Will Smith follows his summer smash “Hancock” with the sober drama “Seven Pounds,” playing a man trying to make amends for his past by helping seven strangers. The cast includes Rosario Dawson, Woody Harrelson and Barry Pepper.

“Slumdog Millionaire,” the latest from director Danny Boyle (“Trainspotting”), spins the story of a young man (Dev Patel) whose appearance on India’s version of “Who Wants to Be a Millionaire” is the backdrop to reconnect with the lost love of his horrific childhood.

Adrien Brody, Rachel Weisz and Mark Ruffalo star in “The Brothers Bloom,” about a pair of con-man siblings, one with a shot to chuck his trade and find the life of romance and adventure he’s always wanted.

“Last Chance Harvey” features Dustin Hoffman as a failed jingle writer and Emma Thompson as a statistics bureaucrat whose chance encounter at an airport bar could change both their lives.

Mickey Rourke may emerge as Hollywood’s latest reclamation project with “The Wrestler,” Oscar buzz swirling for his performance as a former star trying to recapture past glory in the ring.
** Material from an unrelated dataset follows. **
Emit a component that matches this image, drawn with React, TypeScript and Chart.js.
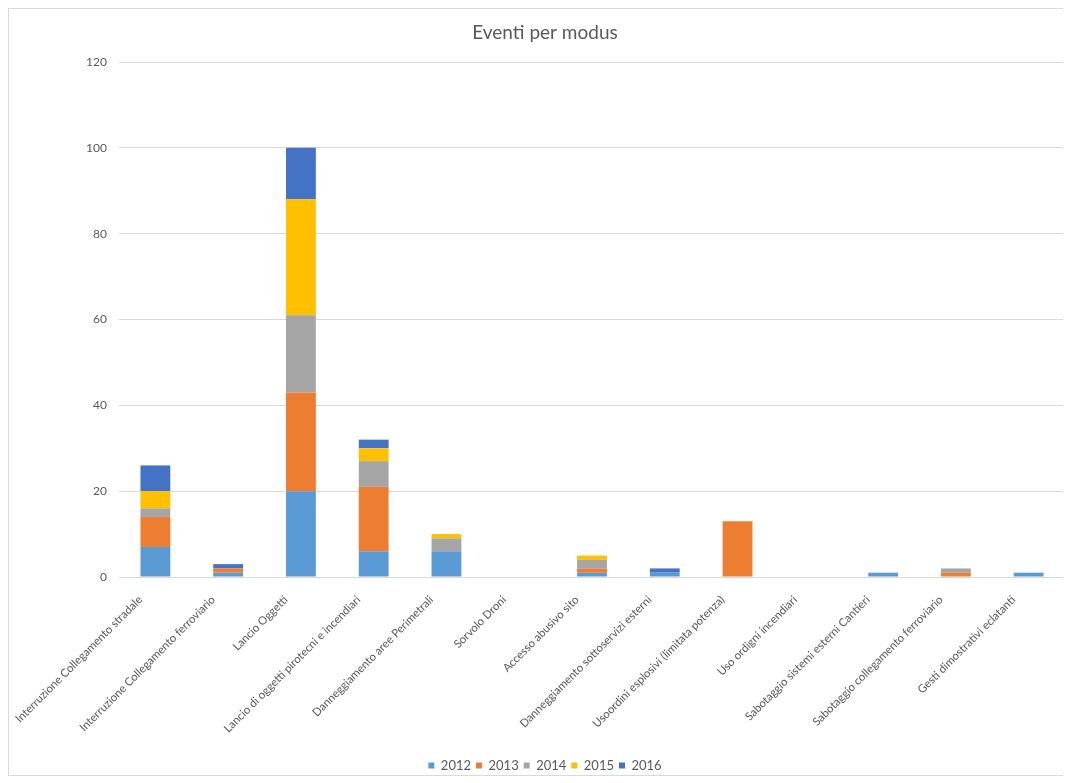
import React, { useEffect, useRef } from "react";
import { Chart, registerables } from "chart.js";

Chart.register(...registerables);

const chartTitle = "Eventi per modus";

const categories = [
  "Interruzione Collegamento stradale",
  "Interruzione Collegamento ferroviario",
  "Lancio Oggetti",
  "Lancio di oggetti pirotecni e incendiari",
  "Danneggiamento aree Perimetrali",
  "Sorvolo Droni",
  "Accesso abusivo sito",
  "Danneggiamento sottoservizi esterni",
  "Usoordini esplosivi (limitata potenza)",
  "Uso ordigni incendiari",
  "Sabotaggio sistemi esterni Cantieri",
  "Sabotaggio collegamento ferroviario",
  "Gesti dimostrativi eclatanti",
];

const seriesNames = ["2012", "2013", "2014", "2015", "2016"];

const values2012 = [7, 1, 20, 6, 6, 0, 1, 1, 0, 0, 1, 0, 1];
const values2013 = [7, 1, 23, 15, 0, 0, 1, 0, 13, 0, 0, 1, 0];
const values2014 = [2, 0, 18, 6, 3, 0, 2, 0, 0, 0, 0, 1, 0];
const values2015 = [4, 0, 27, 3, 1, 0, 1, 0, 0, 0, 0, 0, 0];
const values2016 = [6, 1, 12, 2, 0, 0, 0, 1, 0, 0, 0, 0, 0];

const seriesColors = ["#5B9BD5", "#ED7D31", "#A5A5A5", "#FFC000", "#4472C4"];

const yMin = 0;
const yMax = 120;
const yStep = 20;

const FONT = "Lato";
const TEXT = "#595959";
const GRID = "#d9d9d9";

export default function App() {
  const ref = useRef<HTMLCanvasElement>(null);

  useEffect(() => {
    document.documentElement.style.overflow = "hidden";
    const all = [values2012, values2013, values2014, values2015, values2016];
    const chart = new Chart(ref.current as HTMLCanvasElement, {
      type: "bar",
      data: {
        labels: categories,
        datasets: all.map((vals, i) => ({
          label: seriesNames[i],
          data: vals,
          backgroundColor: seriesColors[i],
          borderWidth: 0,
          barPercentage: 0.41,
          categoryPercentage: 1,
        })),
      },
      options: {
        responsive: false,
        animation: false,
        devicePixelRatio: 1,
        layout: { padding: { left: 16, right: 16, top: 0, bottom: 0 } },
        plugins: {
          title: {
            display: true,
            text: chartTitle,
            color: TEXT,
            font: { family: FONT, size: 19, weight: "normal" },
            padding: { top: 12.6, bottom: 17.6 },
          },
          legend: {
            position: "bottom",
            labels: {
              boxWidth: 6,
              boxHeight: 6,
              padding: 5,
              color: TEXT,
              font: { family: FONT, size: 13 },
            },
          },
          tooltip: { enabled: false },
        },
        scales: {
          x: {
            stacked: true,
            grid: { display: false, drawTicks: false },
            border: { color: GRID },
            ticks: {
              minRotation: 45,
              maxRotation: 45,
              autoSkip: false,
              padding: 16,
              labelOffset: -15,
              color: TEXT,
              font: { family: FONT, size: 11.3 },
            },
            afterFit: (s: any) => {
              s.height = 177;
              s.paddingLeft = 0;
              s.paddingRight = 0;
            },
          },
          y: {
            stacked: true,
            min: yMin,
            max: yMax,
            ticks: {
              stepSize: yStep,
              padding: 12,
              color: TEXT,
              font: { family: FONT, size: 12 },
            },
            grid: { color: GRID, drawTicks: false },
            border: { display: false },
            afterFit: (s: any) => {
              s.width = 94;
            },
          },
        },
      },
    });
    return () => chart.destroy();
  }, []);

  return (
    <div
      style={{
        position: "relative",
        width: 1058,
        height: 766,
        border: "1px solid #d9d9d9",
        background: "#fff",
      }}
    >
      <canvas
        ref={ref}
        width={1072}
        height={773}
        style={{ position: "absolute", left: 0, top: 0, display: "block" }}
      />
    </div>
  );
}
The story parallels the real-life saga of Rourke, who squandered his early acting promise with years of bad behavior that made him an outcast in Hollywood. Rourke wants “The Wrestler” to prove he’s willing and able to go the distance again.

“What I hope more than anything else is that when I meet directors that I want to work with, they don’t have to say, ‘Oh, no, no, we can’t use him!”’ Rourke said. “I want people to be not remembering the old Mickey but who I am now.”